Así, al grito de “¡carpa acá!”, decidíamos cada emplazamiento de cámara y, una vez sellada la carpa, no salíamos de ella hasta no dar por hecho el plano. A la segunda o tercera jornada ya habíamos conquistado por completo el sistema. Yo filmaba, con la cámara industrial, la imagen que la cámara estenopeica formaba en la pantalla (invertida, obviamente, “patas para arriba”), moviéndome libremente por ella, paneando y reencuadrando según lo acordado con MLL. Alejar o acercar de la pantalla la tela que contenía el orificio producía variaciones en la distancia focal (técnicamente, zooms). Alterar la ortogonalidad de la pantalla respecto del lente (que siempre usábamos en el iris más abierto) nos daba la posibilidad de mover el foco, eligiendo qué puntos de la imagen ver con nitidez y cuáles desenfocar.
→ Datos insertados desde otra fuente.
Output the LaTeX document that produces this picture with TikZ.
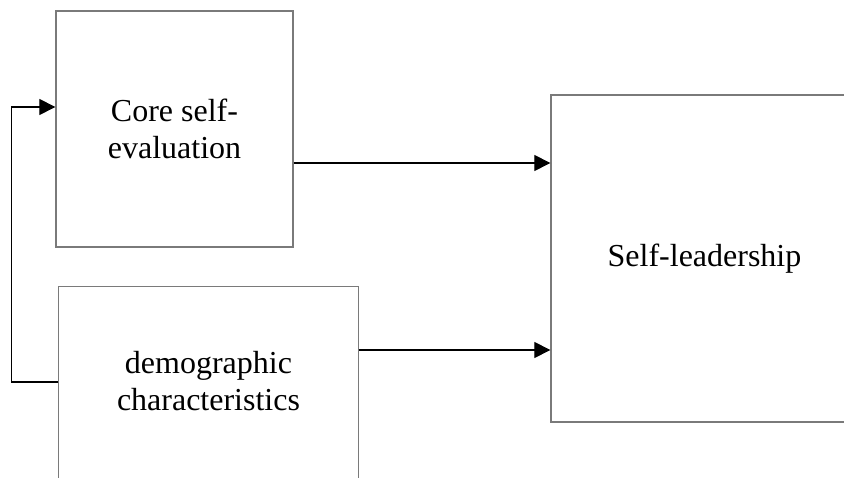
\documentclass[tikz,border=0pt]{standalone}
\usepackage{fontspec}
\setmainfont{Liberation Serif}
\usetikzlibrary{arrows.meta}
\definecolor{boxgray}{HTML}{7A7A7A}
\begin{document}
\begin{tikzpicture}[x=1pt,y=-1pt,
  boxstyle/.style={draw=boxgray,line width=1.3pt,rectangle,inner sep=0pt,align=center,
    font=\fontsize{32}{37}\selectfont},
  conn/.style={draw=black,line width=1.1pt,-{Triangle[length=16pt,width=16pt]}}]
\useasboundingbox (0,0) rectangle (844,478);
\clip (0,0) rectangle (844,478);
\fill[white] (0,0) rectangle (844,478);
% boxes
\node[boxstyle,minimum width=237pt,minimum height=236pt] (cse) at (174.5,129) {Core self-\\evaluation};
\node[boxstyle,draw=none,minimum width=299pt,minimum height=188pt] (demo) at (208.5,381) {demographic\\characteristics};
\draw[draw=boxgray,line width=1.3pt] ([yshift=-40pt]demo.south west) -- (demo.north west) -- (demo.north east) -- ([yshift=-40pt]demo.south east);
\node[boxstyle,minimum width=307pt,minimum height=327pt] (sl) at (704.5,258.5) {Self-leadership};
% connectors
\coordinate (a1) at ([yshift=-34pt]cse.east);
\draw[conn] (a1) -- (a1 -| sl.west);
\coordinate (a2) at ([yshift=31pt]demo.east);
\draw[conn] (a2) -- (a2 -| sl.west);
\coordinate (f0) at ([yshift=-1pt]demo.west);
\coordinate (f1) at ([yshift=22pt]cse.west);
\draw[conn] (f0) -- ++(-47,0) |- (f1);
\end{tikzpicture}
\end{document}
La propuesta se complejizó cuando reemplazamos la pantalla por un cuero de vaca que reflejaba mucha menos luz, y pudimos adaptarnos también a eso.
La experiencia de la cámara oscura fue el momento más extremo de la fotografía de La Flor. No sé si la vida me dará ocasión de volver a probar algo tan descabellado. Creo que, de algún modo, tocar ese límite nos ayudó a concluir el rodaje de una película que nadie quería dejar de filmar. También nos dio la chance de asistir a un fenómeno extraordinario, que constituye el corazón de nuestro arte y que la banalidad de la tecnología nos escamotea cientos de veces por día: el milagro de la formación, sobre una superficie, de la imagen fotográfica. También nos recordó que cada film debe inventar su propio modo de ser filmado, y que la imaginación aplicada a este terreno puede desafiar todas las imposiciones. Y nos volvió a enseñar que todavía se puede pensar en el cine como una aventura. Y que las aventuras son incómodas, exigentes y desafiantes pero, en su extraña inutilidad y en su hermoso carácter colectivo, pueden darle sentido a todo; pueden ser, acaso, lo mejor de esta vida.